- The Washington Times - Tuesday, November 13, 2012

You usually can find the Washington Redskins’ offensive linemen sitting together on the benches outside the back door of Redskins Park before practice each afternoon. An offensive line is the sum of its parts, you know. Cohesion is essential to their success, so these guys stick together. They often walk down to the practice field as a unit, and this season they can carry themselves with a newfound pride.

A year after crumbling because of several injuries, the Redskins’ offensive line is playing OK. It has made a positive contribution to one of the NFL’s best rushing attacks, largely because of its collective good health, linemen’s familiarity with each other and the option concepts Washington’s coaches added to the offensive playbook after quarterback Robert Griffin III joined the team.

“I think they’re solid,” offensive coordinator Kyle Shanahan said, “I think they’ve done a good job. I think they did the same thing last year when they all played together. We only had them for about three games, but early in last year when the five of them were playing, I thought they did a pretty good job. I think this year they’ve only improved.”

The rushing stats, at least, support that. The Redskins rank third in the NFL with an average of 5.25 yards per rush. Their 4.04-yard average last season ranked 22nd.

That improvement is critical, considering that coach Mike Shanahan values a successful running attack above anything else on offense.

Griffin’s speed and the emergence of rookie running back Alfred Morris have sparked the running game. And by extension, how coaches use them has benefited the offensive line.

“Here, at least, the scheme has been the outside zone play,” left guard Kory Lichtensteiger said. “When a defense can concentrate on just that, it makes our job hard. But when we can run inside zone and with the option and the pitch, it makes them guess the whole game. A lot of times they’re not right.”

Several offensive linemen have noticed how significantly defenses have been impacted this season by the threat Griffin poses as a runner in the option game.

There have been several examples in every game. The Redskins ball carrier runs one way while a linebacker or defensive lineman, who normally would be in pursuit, is instead frozen because he has to read which of two, three or four players actually has the ball.

“I think they don’t know where to go,” Lichtensteiger said. “In years past, how you beat the zone scheme is you pinch your [defensive ends] inside and you run your linebackers over top, and it kills our angles. But they can’t do that because they don’t know it’s an outside zone coming.”

“They kind of don’t know where the ball is sometimes,” left tackle Trent Williams added. “When you don’t know who to tackle, it’s kind of hard to get going in the right direction.”

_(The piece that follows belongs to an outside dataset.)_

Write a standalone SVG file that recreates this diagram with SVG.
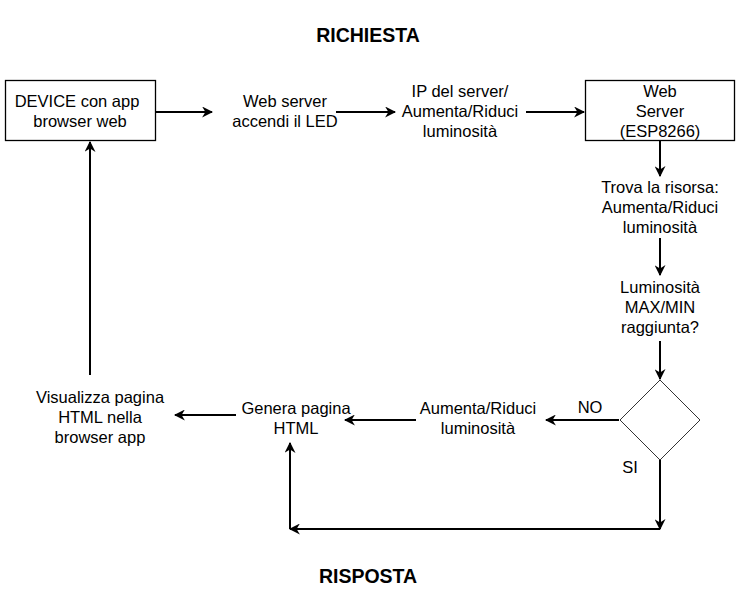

Griffin’s and Morris’ play-making ability helps, too, of course. Griffin’s elite speed translates to game-breaking ability when he scrambles. Morris is a physical runner with exceptional vision and quick feet. He routinely makes the first tackler miss and gains yards after contact.

“Even if we don’t get a perfect block, we have guys that can make plays, too,” Lichtensteiger said.

Not all the credit, however, goes to playmakers and scheme. This year’s line is sharper in some areas, largely because all five linemen have started each of the nine games. The line has escaped the injury carnage it suffered through last season and other areas of the team have endured this year.

(Now would be an appropriate time to knock on wood.)

“We’ve coalesced better,” right guard Chris Chester said. “We’ve tightened up our combo blocks and techniques and all that.”

Still, significant room for improvement remains, especially in pass protection, as the most recent loss against Carolina proved.

The Redskins’ second-half deficit forced them to throw to get back into the game, and that negated the effects of the option. The Panthers’ talented front four pressured Griffin without the help of extra rushers or blitzes and finished with four sacks.

“I think the hardest thing to do in the NFL for any team is to block a pass rush,” Kyle Shanahan said. “To just drop back and go against some of these D-linemen is the biggest challenge in the NFL. When D-linemen are playing the pass, it’s usually a tough game.”

The key to this line’s success, then, seems to be staying in situations that allow the running game to cause indecision and uncertainty among the defense.

That suits Washington’s linemen just fine.

Said Lichtensteiger: “We’re to the point now that if we don’t get 150 yards on the ground, it’s going to be a disappointing day for us.”